Subject:      RE: Coordinate systems
Author:       Kirby Urner <pdx4d@teleport.com>
Date:         Sun, 08 Feb 1998 12:13:20 -0800


Re: Coordinate Systems

Lets not forget "latitude and longitude" as an important
coordinate system.  I know some would argue these are a 
subclass of "polar coordinate" and they'd have a case, 
but lots of the specifics are unique to the actual 
practice of navigation, including the real time use of
global positioning devices (not just the paper and 
pencil nomenclature, but the gizmos applied, has a
bearing on what we mean by "coordinate system" I would
argue).

Cliff has some simplex coordinates he associates with
Synergetics.  In keeping with my philosophy that what 
Fuller meant by '4D' was quite simply Platonic-Euclidean 
space of the ordinary kind (volumetric conceptuality), 
but minus any 0,1,2,3- D 'dimensional ladder', I've 
been offering quadray coordinates as yet another 
coordinate system for service as a pedagogical tool
for math teachers, aimed at keeping our minds flexible 
and open to "new gizmos" generally (the future will 
doubtless have many new games for us to learn).

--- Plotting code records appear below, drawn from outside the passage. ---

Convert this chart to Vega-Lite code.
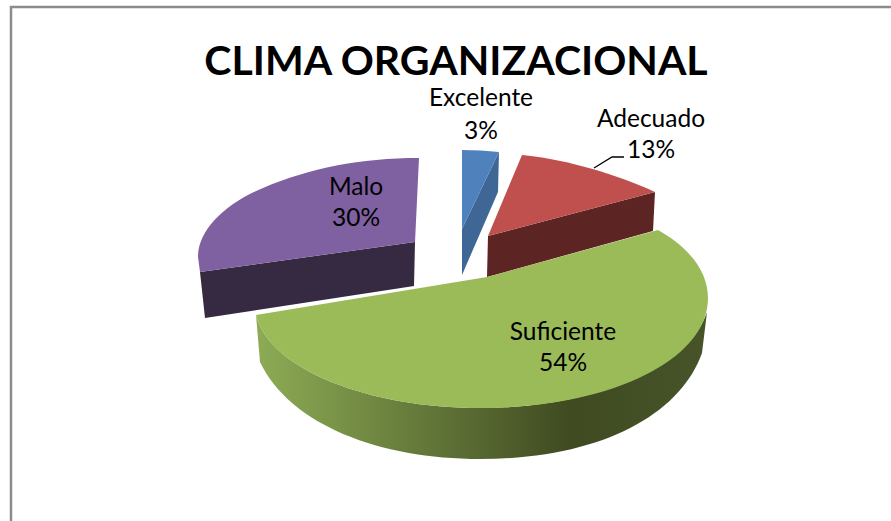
{
"$schema":"https://vega.github.io/schema/vega-lite/v6.json",
"width":900,"height":530,
"autosize":{"type":"none"},
"padding":{"left":11,"top":7,"right":0,"bottom":0},
"background":"white",
"view":{"stroke":"#8c8c8c","strokeWidth":2.5,"fill":"white"},
"title":{"text":"CLIMA ORGANIZACIONAL","font":"Lato","fontSize":41,"fontWeight":"bold","color":"#000000","anchor":"middle","frame":"group","baseline":"alphabetic","offset":-109,"dx":-5},
"data":{"values":[
{"categoria":"Excelente","valor":3,"etiqueta":"Excelente\n3%"},
{"categoria":"Adecuado","valor":13,"etiqueta":"Adecuado\n13%"},
{"categoria":"Suficiente","valor":54,"etiqueta":"Suficiente\n54%"},
{"categoria":"Malo","valor":30,"etiqueta":"Malo\n30%"}
]},
"resolve":{"scale":{"shape":"independent","fill":"independent"}},
"layer":[
{"transform":[{"filter":"datum.categoria !== 'Suficiente'"}],
 "mark":{"type":"point","filled":true,"size":4,"opacity":1,"strokeWidth":0},
 "encoding":{
  "shape":{"field":"categoria","type":"nominal","legend":null,"scale":{"domain":["Malo","Adecuado","Excelente"],"range":["M-261 0 L-46 -30 L-47 14 L-256 46 Z","M27 -36 L194 -80 L192 -41 L26 5 Z","M38 -120 L37 -80 L1 3 L1 -43 Z"]}},
  "fill":{"field":"categoria","type":"nominal","legend":null,"scale":{"domain":["Malo","Adecuado","Excelente"],"range":["#352a42","#5c2524","#3e6796"]}}
 }},
{"transform":[{"filter":"datum.categoria !== 'Suficiente'"}],
 "mark":{"type":"point","filled":true,"size":4,"opacity":1,"strokeWidth":0},
 "encoding":{
  "shape":{"field":"categoria","type":"nominal","legend":null,"scale":{"domain":["Malo","Adecuado","Excelente"],"range":["M-42 -114 C-101 -114 -151 -104 -198 -84 C-236 -68 -263 -42 -263 -15 L-261 0 L-46 -30 Z","M61 -117 C109 -112 157 -97 194 -80 L27 -36 Z","M1 -122 Q20 -122 38 -120 L1 -43 Z"]}},
  "fill":{"field":"categoria","type":"nominal","legend":null,"scale":{"domain":["Malo","Adecuado","Excelente"],"range":["#7f60a0","#c0504d","#4f81bd"]}}
 }},
{"transform":[{"filter":"datum.categoria === 'Suficiente'"}],
 "mark":{"type":"point","filled":true,"size":4,"opacity":1,"strokeWidth":0,
  "fill":{"gradient":"linear","x1":0,"y1":0,"x2":1,"y2":0,"stops":[{"offset":0,"color":"#8dac55"},{"offset":0.7,"color":"#3f4a21"},{"offset":1,"color":"#47542a"}]}},
 "encoding":{
  "shape":{"field":"categoria","type":"nominal","legend":null,"scale":{"domain":["Suficiente"],"range":["M-205 43 C-191 98 -91 136 19 136 C139 136 229 93 246 40 L241 81 C219 143 139 187 19 187 C-81 187 -171 153 -201 90 Z"]}}
 }},
{"transform":[{"filter":"datum.categoria === 'Suficiente'"}],
 "mark":{"type":"point","filled":true,"size":4,"opacity":1,"strokeWidth":0,"fill":"#9bbb59"},
 "encoding":{
  "shape":{"field":"categoria","type":"nominal","legend":null,"scale":{"domain":["Suficiente"],"range":["M26 5 L197 -42 C229 -24 247 0 247 26 C247 88 149 136 19 136 C-91 136 -191 98 -205 43 Z"]}}
 }},
{"transform":[{"filter":"datum.categoria === 'Adecuado'"}],
 "mark":{"type":"point","filled":false,"size":4,"opacity":1,"stroke":"#000000","strokeWidth":1.3},
 "encoding":{
  "shape":{"field":"categoria","type":"nominal","legend":null,"scale":{"domain":["Adecuado"],"range":["M133 -104 L151 -115 L163 -115"]}}
 }},
{"transform":[{"filter":"datum.categoria === 'Excelente'"}],
 "mark":{"type":"text","font":"Lato","fontSize":24.5,"color":"#000000","lineBreak":"\n","lineHeight":33,"dx":20,"dy":-173},
 "encoding":{"text":{"field":"etiqueta","type":"nominal"}}},
{"transform":[{"filter":"datum.categoria === 'Adecuado'"}],
 "mark":{"type":"text","font":"Lato","fontSize":24.5,"color":"#000000","lineBreak":"\n","lineHeight":31,"dx":190,"dy":-152},
 "encoding":{"text":{"field":"etiqueta","type":"nominal"}}},
{"transform":[{"filter":"datum.categoria === 'Malo'"}],
 "mark":{"type":"text","font":"Lato","fontSize":24.5,"color":"#000000","lineBreak":"\n","lineHeight":31,"dx":-105,"dy":-84},
 "encoding":{"text":{"field":"etiqueta","type":"nominal"}}},
{"transform":[{"filter":"datum.categoria === 'Suficiente'"}],
 "mark":{"type":"text","font":"Lato","fontSize":24.5,"color":"#000000","lineBreak":"\n","lineHeight":31,"dx":102,"dy":61},
 "encoding":{"text":{"field":"etiqueta","type":"nominal"}}}
]
}
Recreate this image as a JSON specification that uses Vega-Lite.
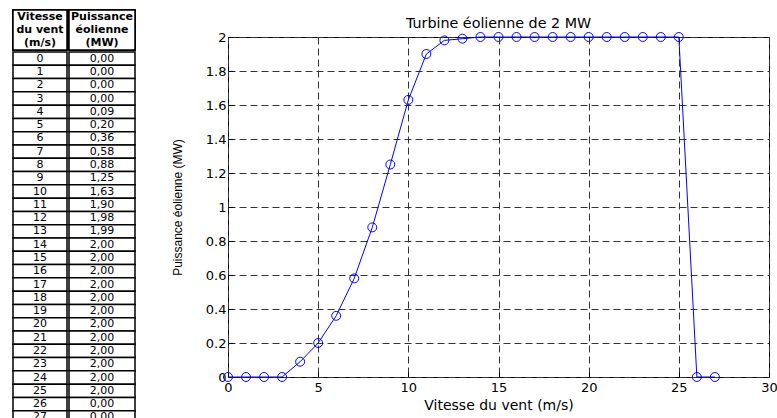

In quadrays, we spoke out in 4 directions from the center
of a tetrahedron to its vertices, and label these basis
rays (definitional move):

   a (1,0,0,0)
   b (0,1,0,0)
   c (0,0,1,0)
   d (0,0,0,1)

You can then clone and translate these basis vectors, scaled 
by floating point numbers, and add them tip-to-tail, as per 
usual, such that any address (fp, fp, fp, fp) will signify a 
point in volume surrounding the origin.  However, because any 
given point only needs to make use of at most 3 basis vectors, 
and because shrink/grow scaling can take care of spanning any 
quadrant without making use of the 'vector reversal' operator 
(i.e. negation or - ), we will always have a 'lowest terms' 
expression of a coordinate address of the form {fp, fp, fp, 0} 
where all fp are positive floating point numbers at least one 
of which will be zero -- the curly braces indicate that we're 
not tacking down which.

I've derived an alternative distance formula for dealing with 
quadrays, thereby giving myself a metric, and written object 
oriented computer code for translating to/from xyz.  This gives 
me what I need to bring polyhedra to the screen using a database 
of 4D coordinates, with the xyz conversion happening 'on the fly' 
as I write out to my ray tracer engine, which of course expects 
input using the time-tested Cartesian protocol.  I also have 
an alternative volume expression, which syncs with Synergetics.
Plug in the four coordinates of any tetrahedron, and get back
its volume in terms of the unit-volume tet defined by the 
centers of 4 adjacent IVM spheres.  Turns out any tetrahedron
with IVM vertices has a whole-number volume by this method
of reckoning, no matter how skew.

What I can use quadrays for is to challenge the idea that
the "linear independence" necessarily gets us to "3-D" as 
the only logical result.  I claim that my system in many 
ways streamlines, by making negative scalars unnecessary, 
and by getting by with 4 spokes, omnisymmetrically or 
spherically arranged, instead of the Cartesian 6 (which
includes 3 positive and 3 negative).  Plus I can derive 
the Cartesian apparatus by adding all pairs of my basis 
rays, to get vectors poking the the 6 mid-edges of my home 
base tetrahedron.  These vector sums have the form {1,0,1,0}
and I can tell kids to "paint them black and relabel with 
positive and negative numbers" to play the standard textbook 
xyz games, which of course they still need to learn and will 
for the foreseeable future.

Kirby

Cite:
http://www.teleport.com/~pdx4d/quadrays.html